Procrustean Art of Backtracking: “Leisure vs. Consumption”

 

A few premises from the ABC of economics: 

1)     Demand is for the marginal benefit at the marginal cost of a price in a defined currency unit.

2)     Supply is for the marginal benefit of a price at the marginal cost of production in the currency unit.

3)     A price is set between the buyer aka demander and the seller aka supplier.

4)     “The price” of “equilibrium” is imaginary and by definition metaphorical.

 

Amazingly, graceful or surprising, macroeconomists propose as follows:

1)     <Figure 13-4> As Wages Rise, Workers May Work Fewer Hours. … Because at higher wages workers can afford more leisure … (Samuelson and Nordhaus, Economics, 19th ed., p.252). 

2)     The essence of the time-allocation problem is the trade-off between leisure and consumption (Gregory Mankiw, Principles of Economics, 6th ed., p. 455).

3)     Figure 14 in (op cit. p. 456)  

Panel (c) a map of very idiosyncratic indifference curves only to justify:

Panel (d) a curve of working fewer hours at higher wages

 

Facts, whatever may they preach:

1)     Leisure is an essential part of our life 24 hours per day. Leisure includes Sally’s “riding her bike, watching television, and studying economics” (op cit. p. 455).  

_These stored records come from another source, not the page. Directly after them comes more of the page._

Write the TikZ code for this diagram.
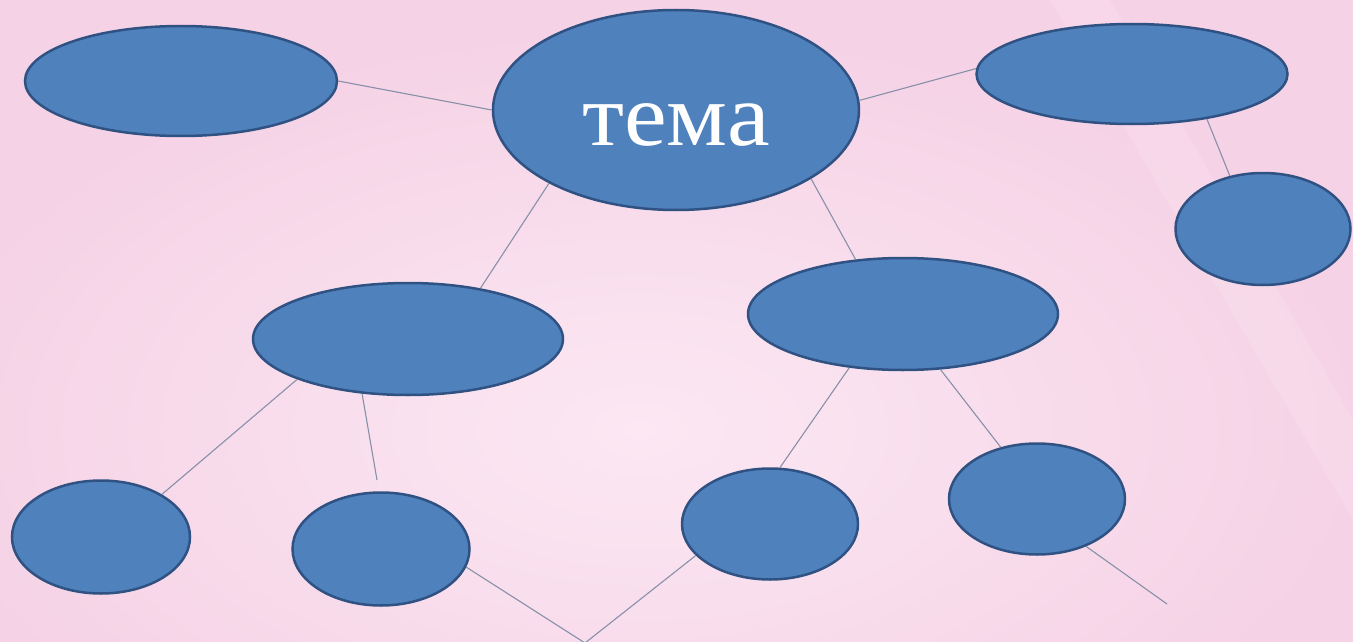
\documentclass[tikz,border=0pt]{standalone}
\usepackage{fontspec}
\setmainfont{Liberation Serif}
\usetikzlibrary{shapes.geometric}
\definecolor{bubble}{HTML}{4F81BD}
\definecolor{bubbleedge}{HTML}{2F5283}
\definecolor{linkc}{HTML}{8790A8}
\definecolor{bgpink}{HTML}{F6D2E6}
\definecolor{bglight}{HTML}{FDE9F4}
\tikzset{
  bub/.style={ellipse, draw=bubbleedge, line width=2.5pt, fill=bubble, inner sep=0pt},
  link/.style={draw=linkc, line width=1.1pt}
}
\begin{document}
\begin{tikzpicture}[x=1pt,y=-1pt]
\useasboundingbox (0,0) rectangle (1353,642);
\fill[bgpink] (0,0) rectangle (1353,642);
\shade[inner color=bglight, outer color=bgpink, opacity=0.95] (640,430) ellipse [x radius=760, y radius=420];
\fill[white, opacity=0.12] (1050,0) -- (1110,0) -- (1353,420) -- (1353,520) -- cycle;

\node[bub, minimum width=312, minimum height=110] (tl) at (181,81) {};
\node[bub, minimum width=366, minimum height=200, text=white, font=\fontsize{89}{92}\selectfont, text height=70pt, text depth=0pt] (c) at (676,110) {\scalebox{1.08}[1]{тема}};
\node[bub, minimum width=311, minimum height=100] (tr) at (1132,74) {};
\node[bub, minimum width=175, minimum height=112] (rs) at (1263,229) {};
\node[bub, minimum width=310, minimum height=112] (ml) at (408,339) {};
\node[bub, minimum width=310, minimum height=112] (mr) at (903,314) {};
\node[bub, minimum width=178, minimum height=113] (b1) at (101,537) {};
\node[bub, minimum width=177, minimum height=113] (b2) at (381,549) {};
\node[bub, minimum width=176, minimum height=111] (b3) at (770,524) {};
\node[bub, minimum width=176, minimum height=111] (b4) at (1037,499) {};

\coordinate (gap) at (377,480);
\coordinate (v) at (585,643);
\coordinate (free) at (1167,604);

\path[link] (tl.east) -- (c.west);
\path[link] (c.3) -- (tr.178.5);
\path[link] (c.210.4) -- (ml.35);
\path[link] (c.333.4) -- (mr.131.6);
\path[link] (tr.329.6) -- (rs.122.2);
\path[link] (ml.200.9) -- (b1.35.1);
\path[link] (ml.230.2) -- (gap);
\path[link] (b2.348) -- (v) -- (b3.203);
\path[link] (mr.225.5) -- (b3.80.2);
\path[link] (mr.304.4) -- (b4.125.8);
\path[link] (b4.316.1) -- (free);
\end{tikzpicture}
\end{document}
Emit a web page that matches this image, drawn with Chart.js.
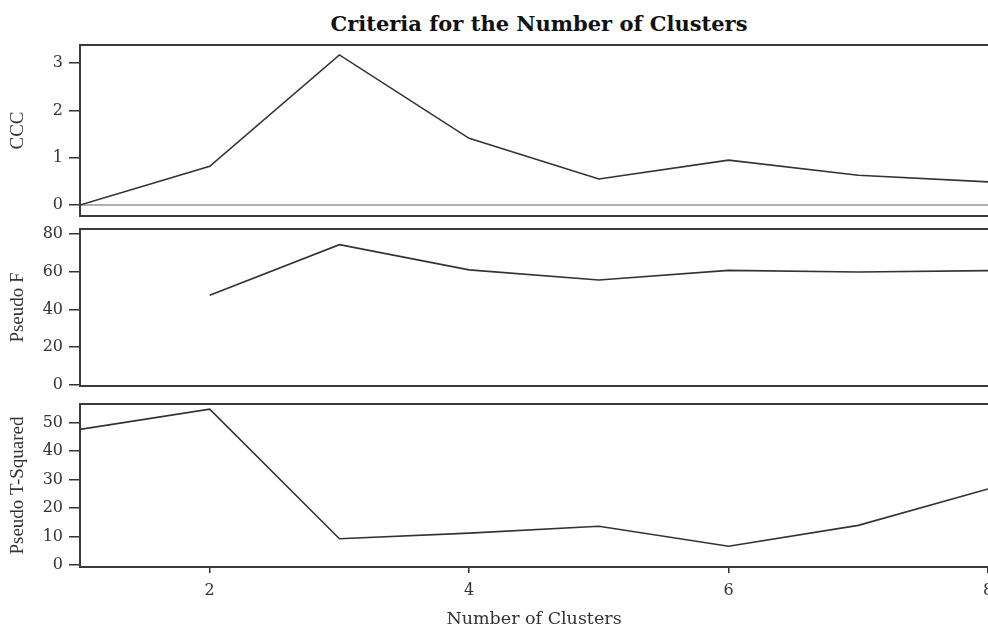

2)     All through human history, we spend incomparably more hours for consumption of services also called “leisure” than those for consumption of goods. No wonder, three quarters of the US GDP comprises of “leisure.”

3)     The rest of us are never stupid enough to work fewer hours at higher wages if in paradigm of the market.

4)     The vast majority hours out of “leisure” as in 1) might well be accounted for investment in the “human asset,” as it were.  

5)     We prefer “quality in value of life” to value-free GDP of “real quantities,” period.

 

No wonder, two millennia and a half ago Confucius famously preached to would-be masters (君子, jūnzǐ), “Thou shalt first get the names correct (正名, zhèngmíng)!”